We've pulled together five classic ricotta recipes from some extremely talented Italian chefs and food writers. Take a look, then pop over to our collection of ricotta recipes for even more inspiration.

1. Ricotta pudding cake

Valeria Necchio's ricotta cake is incredibly simple to make, and the extra moisture that comes from the ricotta results in a really rich, delicious crumb. Valeria rices her ricotta to make it really smooth and beats the eggs and sugar until fluffy, before folding all the ingredients together and baking for an hour and a half. A touch of range blossom water adds an extra floral note, but you could switch it out for other flavours if you liked – she suggests candied peel, grappa-soaked raisins or even chocolate.

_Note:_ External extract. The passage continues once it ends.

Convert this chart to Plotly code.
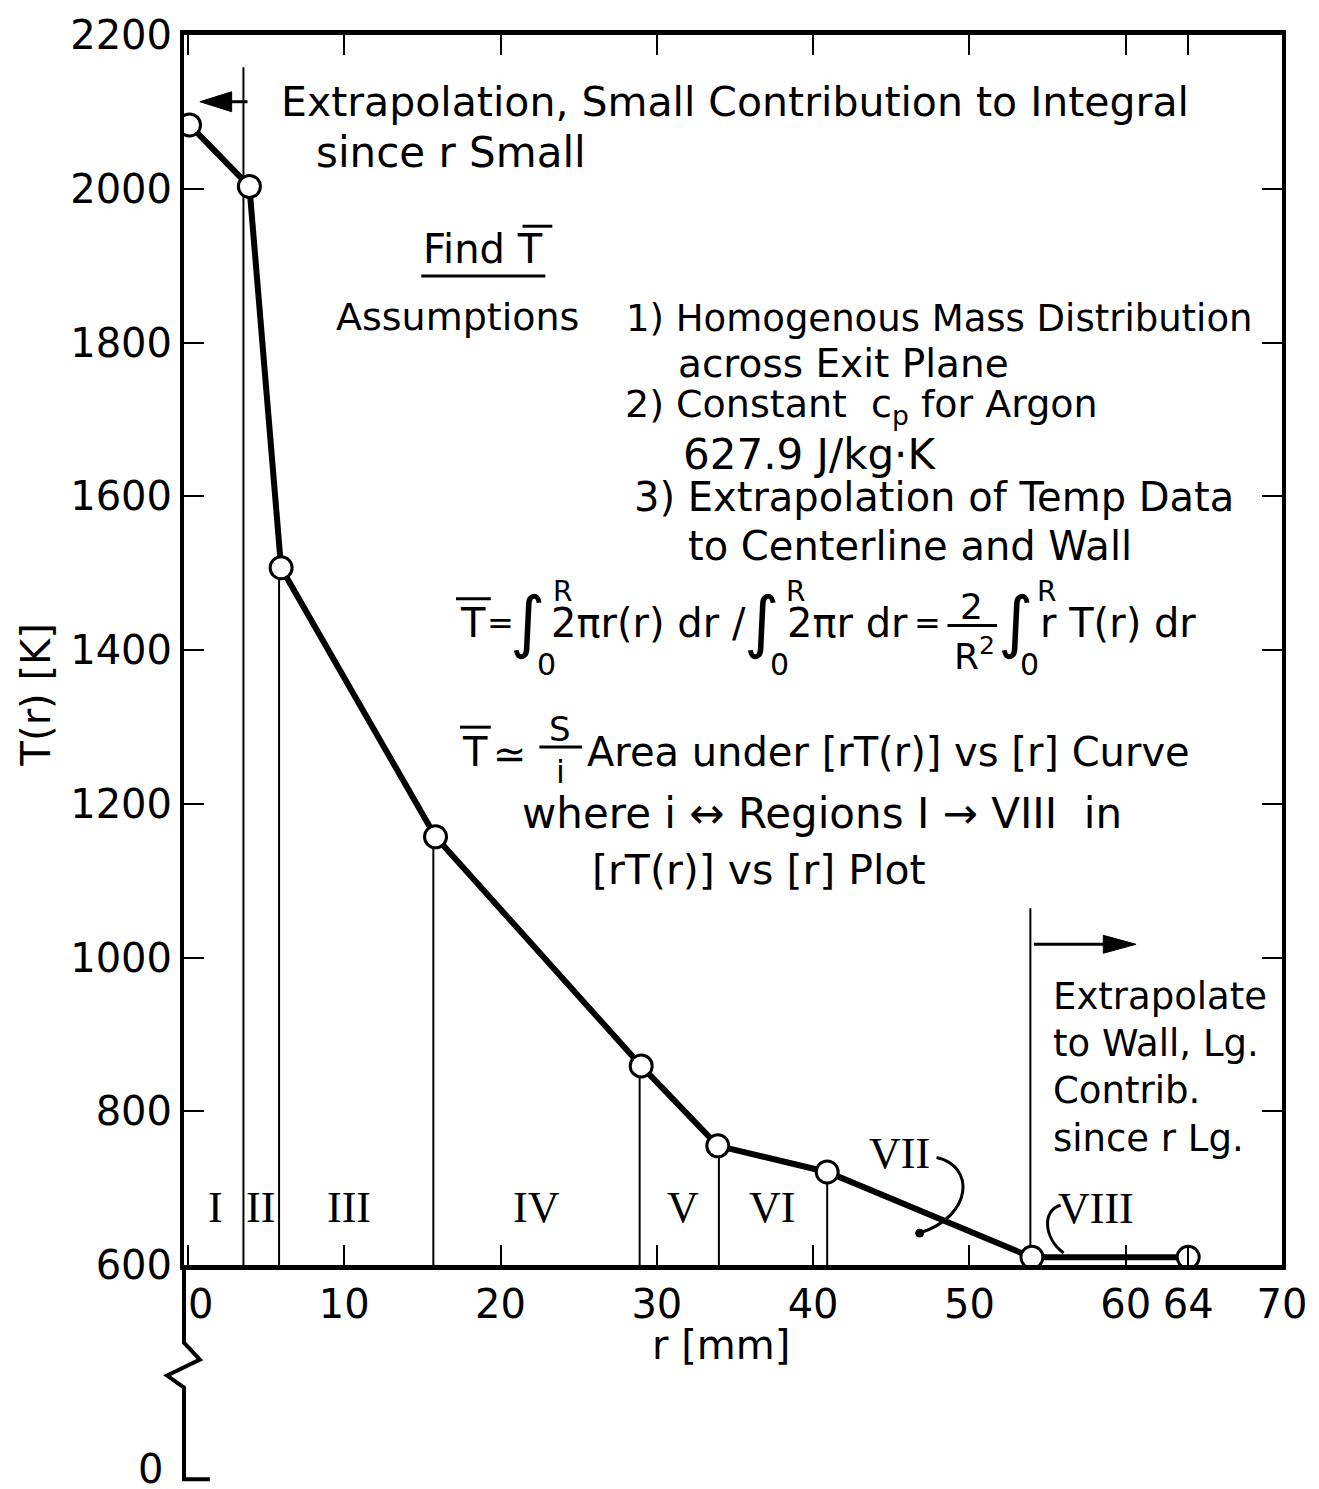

2. Herb and ricotta ravioli

Pasta and ricotta are a match made in heaven, and ricotta ravioli has become a staple of restaurant menus all over the world, not just in Italy. Leafy greens like spinach, chard and nettle work beautifully with ricotta's sweet creaminess, but Massimo Spigaroli takes things a step further, filling his parcels with a mixture of basil, rosemary and oregano to create a heavily scented ravioli.

3. Sfogliatelle

Often called 'lobster tails' due to their distinctive shape, sfogliatelle are ricotta-filled pastries from Campania, originating from Salerno in the seventeenth century. The dough requires a bit of care and attention – you need to roll it through a pasta roller to about 1mm thick before rolling it into tight spirals – but these impressive little parcels are more than worth the effort. Traditionally these are filled with a filling made with ricotta and candied citrus peel, but feel free to experiment with your own ideas.

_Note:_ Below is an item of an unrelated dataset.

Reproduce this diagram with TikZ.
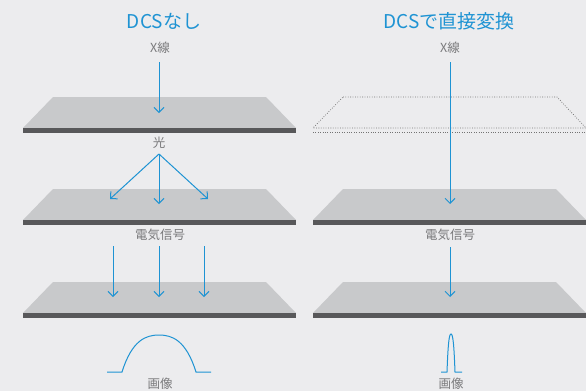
\documentclass[tikz,border=0pt]{standalone}
\usepackage{fontspec}
\newfontfamily\jp{Noto Sans CJK JP}
\usetikzlibrary{arrows.meta}
\definecolor{bg}{HTML}{ECECEE}
\definecolor{plate}{HTML}{C8C9CB}
\definecolor{band}{HTML}{58585A}
\definecolor{myblue}{HTML}{1E93D3}
\definecolor{lbl}{HTML}{7A7A7C}
\tikzset{
  title/.style={font=\jp\fontsize{19}{19}\selectfont, text=myblue, inner sep=0pt},
  lab/.style={font=\jp\fontsize{12.5}{13}\selectfont, text=lbl, inner sep=1pt},
  ray/.style={draw=myblue, line width=1pt, -{Straight Barb[length=5pt,width=10pt,line width=1pt]}},
  wave/.style={draw=myblue, line width=1pt},
  dotline/.style={draw=black!55, line width=0.7pt, dash pattern=on 0.8pt off 1.6pt},
}
\newcommand{\plate}[2]{% x-offset, top y
  \fill[plate] (#1+53,#2) -- (#1+266,#2) -- (#1+296,#2+31) -- (#1+23,#2+31) -- cycle;
  \fill[band] (#1+23,#2+31) rectangle (#1+296,#2+36);
}
\begin{document}
\begin{tikzpicture}[x=1pt,y=-1pt]
\fill[bg] (0,0) rectangle (586,391);
\useasboundingbox (0,0) rectangle (586,391);
% plates
\plate{0}{97}
\plate{0}{189}
\plate{0}{282}
\plate{290}{189}
\plate{290}{282}
% dotted plate
\draw[dotline] (343,97) -- (557,97) -- (586,128) -- (313,128) -- cycle;
\draw[dotline] (313,132) -- (586,132);
% titles
\node[title] (t1) at (164,21) {DCSなし};
\node[title] (t2) at (449,21) {DCSで直接変換};
% labels
\node[lab] (x1) at (160,48) {X線};
\node[lab] (x2) at (450,48) {X線};
\node[lab] (h1) at (159,143) {光};
\node[lab] (e1) at (160,235) {電気信号};
\node[lab] (e2) at (450,235) {電気信号};
\node[lab] (g1) at (160,384) {画像};
\node[lab] (g2) at (451,384) {画像};
% coordinates
\coordinate (a0) at (159,62);
\coordinate (a1) at (159,113);
\coordinate (hs) at (159,154);
\coordinate (b1) at (110,199);
\coordinate (b2) at (159,204);
\coordinate (b3) at (208,199);
\coordinate (s1) at (113,246);
\coordinate (s2) at (159,246);
\coordinate (s3) at (204,246);
\coordinate (d1) at (113,297);
\coordinate (d2) at (159,297);
\coordinate (d3) at (204,297);
\coordinate (r0) at (450,62);
\coordinate (r1) at (450,204);
\coordinate (q0) at (450,247);
\coordinate (r2) at (450,297);
% rays left
\draw[ray] (a0) -- (a1);
\draw[ray] (hs) -- (b1);
\draw[ray] (hs) -- (b2);
\draw[ray] (hs) -- (b3);
\draw[ray] (s1) -- (d1);
\draw[ray] (s2) -- (d2);
\draw[ray] (s3) -- (d3);
% rays right
\draw[ray] (r0) -- (r1);
\draw[ray] (q0) -- (r2);
% waves
\draw[wave] (107,372) -- (122,372) .. controls (132,340) and (146,335) .. (159,335)
  .. controls (172,335) and (186,340) .. (196,372) -- (211,372);
\draw[wave] (441,372) -- (447,372) .. controls (448,345) and (449,334) .. (451,334)
  .. controls (453,334) and (454,345) .. (455,372) -- (462,372);
\end{tikzpicture}
\end{document}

4. Ricotta gnocchi with pepper and spinach

Caterina Ceraudo's ricotta gnocchi dish is a real crowd-pleaser with its bold, bright colours, but its a deceptively simple dish to make, thanks to a few key flavours. Using ricotta instead of potato gives the gnocchi a light, pillowy texture that sits perfectly alongside her simple red pepper sauce – made with just red peppers and salt. Add a leaf of spinach to each gnoccho and there you have it – a perfect starter to impress your dinner guests.

5. Cannoli Siciliani di ricotta

Arguably the most famous of Sicily's treats, cannoli are traditionally deep-fried pastry tubes – from the Sicilian cannolu, meaning 'little tube' – filled with sweetened ricotta. These days you'll find cannoli are popular all over the world, and come filled with all sorts of different goodies, from chocolate to nuts and citrus, or even more intricate ideas like Roberto Petza's crunchy cannoli with cardamom cream. Antonella la Macchia goes for ricotta, chocolate and pistachio in hers, but why not give your own idea a try?